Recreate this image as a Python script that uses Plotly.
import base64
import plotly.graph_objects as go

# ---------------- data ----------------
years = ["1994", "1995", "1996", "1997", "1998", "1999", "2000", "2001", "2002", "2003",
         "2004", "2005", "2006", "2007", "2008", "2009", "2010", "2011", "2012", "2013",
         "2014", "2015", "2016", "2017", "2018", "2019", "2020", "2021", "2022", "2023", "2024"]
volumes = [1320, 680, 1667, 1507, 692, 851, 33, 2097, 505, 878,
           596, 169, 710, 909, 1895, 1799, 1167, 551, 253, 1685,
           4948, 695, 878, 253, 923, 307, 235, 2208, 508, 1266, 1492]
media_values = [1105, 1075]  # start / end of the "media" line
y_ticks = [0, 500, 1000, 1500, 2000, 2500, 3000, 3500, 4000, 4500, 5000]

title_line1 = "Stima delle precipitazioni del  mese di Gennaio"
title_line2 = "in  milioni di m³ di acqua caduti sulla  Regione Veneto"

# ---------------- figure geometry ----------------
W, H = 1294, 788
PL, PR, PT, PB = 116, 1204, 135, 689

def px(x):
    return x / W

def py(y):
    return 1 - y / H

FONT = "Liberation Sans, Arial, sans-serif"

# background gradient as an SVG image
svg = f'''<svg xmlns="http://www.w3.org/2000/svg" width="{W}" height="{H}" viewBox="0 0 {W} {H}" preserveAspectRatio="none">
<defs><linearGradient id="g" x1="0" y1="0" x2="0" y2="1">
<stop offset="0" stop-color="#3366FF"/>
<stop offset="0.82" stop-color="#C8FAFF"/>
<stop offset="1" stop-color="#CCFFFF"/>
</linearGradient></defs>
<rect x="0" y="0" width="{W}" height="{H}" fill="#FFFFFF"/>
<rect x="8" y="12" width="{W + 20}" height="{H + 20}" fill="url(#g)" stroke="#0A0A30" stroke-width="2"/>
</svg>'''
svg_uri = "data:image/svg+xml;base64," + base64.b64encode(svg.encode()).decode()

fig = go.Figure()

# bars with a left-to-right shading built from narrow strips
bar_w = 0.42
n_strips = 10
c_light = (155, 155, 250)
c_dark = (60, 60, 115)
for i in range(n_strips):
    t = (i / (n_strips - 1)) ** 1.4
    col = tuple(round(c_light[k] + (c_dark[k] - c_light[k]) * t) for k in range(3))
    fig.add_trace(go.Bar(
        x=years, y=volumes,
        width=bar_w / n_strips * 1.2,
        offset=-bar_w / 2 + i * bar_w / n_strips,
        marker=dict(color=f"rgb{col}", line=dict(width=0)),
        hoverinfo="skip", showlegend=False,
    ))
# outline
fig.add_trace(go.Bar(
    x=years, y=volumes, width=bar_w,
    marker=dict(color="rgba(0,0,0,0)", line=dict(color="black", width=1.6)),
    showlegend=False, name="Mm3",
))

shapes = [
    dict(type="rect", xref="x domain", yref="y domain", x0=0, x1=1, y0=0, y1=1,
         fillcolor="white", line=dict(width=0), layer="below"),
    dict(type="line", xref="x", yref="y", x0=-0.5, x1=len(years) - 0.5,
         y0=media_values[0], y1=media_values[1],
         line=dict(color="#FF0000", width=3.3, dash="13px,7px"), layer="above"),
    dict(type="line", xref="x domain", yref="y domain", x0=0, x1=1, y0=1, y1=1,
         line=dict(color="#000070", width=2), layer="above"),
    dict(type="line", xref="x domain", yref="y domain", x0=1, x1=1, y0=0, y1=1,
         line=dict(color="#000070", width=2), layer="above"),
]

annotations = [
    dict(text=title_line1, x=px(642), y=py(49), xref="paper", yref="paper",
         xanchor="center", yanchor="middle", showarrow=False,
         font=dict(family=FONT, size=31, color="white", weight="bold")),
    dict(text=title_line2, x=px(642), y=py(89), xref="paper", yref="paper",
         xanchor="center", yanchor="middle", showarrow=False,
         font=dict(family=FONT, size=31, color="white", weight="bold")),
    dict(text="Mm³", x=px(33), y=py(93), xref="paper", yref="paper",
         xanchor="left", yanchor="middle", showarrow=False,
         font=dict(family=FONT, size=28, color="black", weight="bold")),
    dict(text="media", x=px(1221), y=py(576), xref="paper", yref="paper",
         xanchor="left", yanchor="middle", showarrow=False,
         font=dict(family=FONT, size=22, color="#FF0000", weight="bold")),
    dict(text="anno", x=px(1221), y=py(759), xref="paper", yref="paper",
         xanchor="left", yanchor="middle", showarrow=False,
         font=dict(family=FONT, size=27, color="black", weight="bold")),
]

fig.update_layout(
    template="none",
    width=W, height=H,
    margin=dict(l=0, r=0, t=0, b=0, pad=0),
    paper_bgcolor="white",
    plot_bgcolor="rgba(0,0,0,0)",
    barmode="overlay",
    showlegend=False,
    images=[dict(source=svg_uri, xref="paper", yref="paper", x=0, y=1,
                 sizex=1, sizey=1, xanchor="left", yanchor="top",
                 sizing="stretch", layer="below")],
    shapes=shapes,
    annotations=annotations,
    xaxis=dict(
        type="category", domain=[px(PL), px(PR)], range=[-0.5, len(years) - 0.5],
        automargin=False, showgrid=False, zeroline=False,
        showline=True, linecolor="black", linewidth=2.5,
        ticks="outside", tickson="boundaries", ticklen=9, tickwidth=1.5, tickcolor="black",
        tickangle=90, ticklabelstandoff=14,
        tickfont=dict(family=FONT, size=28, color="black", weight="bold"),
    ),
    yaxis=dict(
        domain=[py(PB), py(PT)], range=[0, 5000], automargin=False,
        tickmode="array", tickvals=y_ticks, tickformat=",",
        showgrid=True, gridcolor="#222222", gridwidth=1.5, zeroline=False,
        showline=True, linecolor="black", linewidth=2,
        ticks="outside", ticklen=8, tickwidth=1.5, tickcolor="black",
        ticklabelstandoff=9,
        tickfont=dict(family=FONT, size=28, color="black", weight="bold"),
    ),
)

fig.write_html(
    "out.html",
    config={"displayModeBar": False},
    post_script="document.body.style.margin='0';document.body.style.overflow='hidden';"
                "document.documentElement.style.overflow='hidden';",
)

──────────

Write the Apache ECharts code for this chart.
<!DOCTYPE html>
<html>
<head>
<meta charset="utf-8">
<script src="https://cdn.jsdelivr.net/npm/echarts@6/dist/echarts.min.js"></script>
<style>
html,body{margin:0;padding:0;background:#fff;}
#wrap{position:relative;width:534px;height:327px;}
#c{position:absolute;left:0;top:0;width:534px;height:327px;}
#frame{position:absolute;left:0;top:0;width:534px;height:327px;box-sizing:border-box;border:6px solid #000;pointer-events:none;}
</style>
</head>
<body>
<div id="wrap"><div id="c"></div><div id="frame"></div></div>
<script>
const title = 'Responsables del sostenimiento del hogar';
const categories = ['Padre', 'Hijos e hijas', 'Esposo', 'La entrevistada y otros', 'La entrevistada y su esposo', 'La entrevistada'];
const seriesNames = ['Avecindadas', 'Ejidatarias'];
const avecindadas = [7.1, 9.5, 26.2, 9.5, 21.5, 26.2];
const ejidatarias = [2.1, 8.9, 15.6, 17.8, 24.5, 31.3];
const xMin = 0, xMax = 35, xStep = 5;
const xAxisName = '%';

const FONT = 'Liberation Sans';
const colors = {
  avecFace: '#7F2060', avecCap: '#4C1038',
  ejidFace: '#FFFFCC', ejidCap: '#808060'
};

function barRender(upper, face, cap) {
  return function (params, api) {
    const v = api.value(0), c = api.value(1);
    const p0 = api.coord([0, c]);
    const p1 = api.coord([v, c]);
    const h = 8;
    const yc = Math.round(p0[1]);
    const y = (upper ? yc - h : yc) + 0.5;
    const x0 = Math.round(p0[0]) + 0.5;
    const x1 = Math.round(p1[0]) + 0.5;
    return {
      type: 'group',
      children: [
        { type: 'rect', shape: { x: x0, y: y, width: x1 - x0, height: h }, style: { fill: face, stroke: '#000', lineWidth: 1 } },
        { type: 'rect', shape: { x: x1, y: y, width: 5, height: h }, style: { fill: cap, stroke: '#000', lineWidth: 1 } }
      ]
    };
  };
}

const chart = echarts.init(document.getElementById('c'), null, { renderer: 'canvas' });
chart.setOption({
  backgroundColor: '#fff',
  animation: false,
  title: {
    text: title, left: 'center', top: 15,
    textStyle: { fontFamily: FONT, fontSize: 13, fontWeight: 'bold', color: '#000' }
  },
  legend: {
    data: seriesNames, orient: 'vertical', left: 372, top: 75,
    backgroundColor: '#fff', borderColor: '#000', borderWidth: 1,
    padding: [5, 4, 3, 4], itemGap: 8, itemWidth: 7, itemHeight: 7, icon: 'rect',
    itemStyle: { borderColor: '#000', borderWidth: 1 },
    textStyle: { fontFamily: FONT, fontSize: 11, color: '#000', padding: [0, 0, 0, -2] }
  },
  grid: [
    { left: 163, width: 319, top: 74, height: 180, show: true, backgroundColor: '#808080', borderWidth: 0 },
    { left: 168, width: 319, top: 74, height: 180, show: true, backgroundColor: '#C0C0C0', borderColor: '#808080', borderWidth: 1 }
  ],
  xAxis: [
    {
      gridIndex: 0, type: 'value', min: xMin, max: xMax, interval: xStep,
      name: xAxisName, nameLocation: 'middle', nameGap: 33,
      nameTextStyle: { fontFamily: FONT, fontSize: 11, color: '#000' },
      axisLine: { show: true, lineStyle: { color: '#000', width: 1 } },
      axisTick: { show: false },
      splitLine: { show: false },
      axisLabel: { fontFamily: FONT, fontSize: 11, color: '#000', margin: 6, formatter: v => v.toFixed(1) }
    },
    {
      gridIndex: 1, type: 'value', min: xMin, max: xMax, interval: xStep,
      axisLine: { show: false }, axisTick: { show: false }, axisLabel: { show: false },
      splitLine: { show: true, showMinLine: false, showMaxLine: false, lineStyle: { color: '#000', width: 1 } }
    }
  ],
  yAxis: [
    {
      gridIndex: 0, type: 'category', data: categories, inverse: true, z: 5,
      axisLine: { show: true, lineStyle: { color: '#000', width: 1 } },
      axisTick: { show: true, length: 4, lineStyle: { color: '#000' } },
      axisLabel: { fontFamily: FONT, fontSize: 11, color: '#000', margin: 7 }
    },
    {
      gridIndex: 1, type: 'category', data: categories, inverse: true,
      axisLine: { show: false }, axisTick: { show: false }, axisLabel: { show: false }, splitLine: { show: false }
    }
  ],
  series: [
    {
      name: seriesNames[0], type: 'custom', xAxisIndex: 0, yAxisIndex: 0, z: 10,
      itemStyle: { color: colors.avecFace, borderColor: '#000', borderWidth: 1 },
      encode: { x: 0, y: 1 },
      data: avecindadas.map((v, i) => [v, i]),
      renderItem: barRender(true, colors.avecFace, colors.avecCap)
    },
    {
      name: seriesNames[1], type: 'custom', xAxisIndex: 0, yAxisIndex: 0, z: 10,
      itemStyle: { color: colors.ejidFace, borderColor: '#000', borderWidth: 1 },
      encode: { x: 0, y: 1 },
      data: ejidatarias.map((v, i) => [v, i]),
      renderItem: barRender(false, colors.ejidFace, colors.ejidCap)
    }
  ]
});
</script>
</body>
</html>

──────────

### TASK TO COMPLETE
Above is a listing; print exactly its lines from the one with "Recreate this image" through the one with "import plotly.graph_objects as go", and no other lines.

### THE OUTPUT
Recreate this image as a Python script that uses Plotly.
import base64
import plotly.graph_objects as go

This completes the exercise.